Second, China and the United States are geopolitical facts that no country can ignore, and precisely because of their rivalry, dealing with both simultaneously is the necessary condition for dealing with either effectively. Without the United States, dealing with China will take place in an unbalanced environment that will certainly disadvantage any country; without China, the risk of the United States brushing aside a country’s interests or taking the relationship for granted rises considerably.
Faced with these realities, most countries are going to try to maximize their autonomy within the constraints of their specific circumstances. They will not want to align all their interests across all domains in one direction or another. They will try to align different interests in different domains in the most advantageous direction, and their choices are not necessarily going to be confined to only the two great powers, leading them to seek out coalitions and partnerships with a range of actors.

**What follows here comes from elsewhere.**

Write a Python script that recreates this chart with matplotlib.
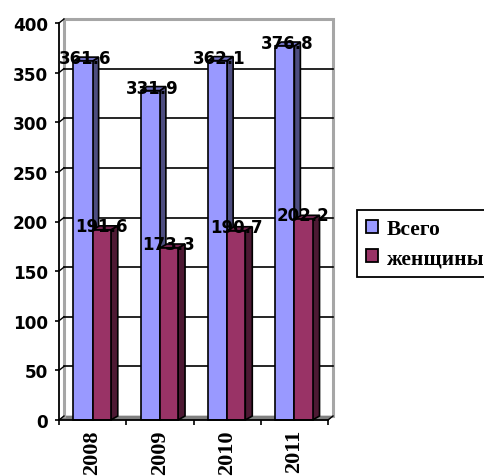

The complexity of twenty-first-century competition provides sovereign states more space to maneuver than did the binary of U.S.-Soviet competition during the Cold War. Of course, states must have the intelligence, agility, and courage to recognize the opportunities to use their agency. In rising to this challenge, they will do well to remember that even if the landscape of modern international relations looks daunting, it fundamentally represents a return to the historical norm.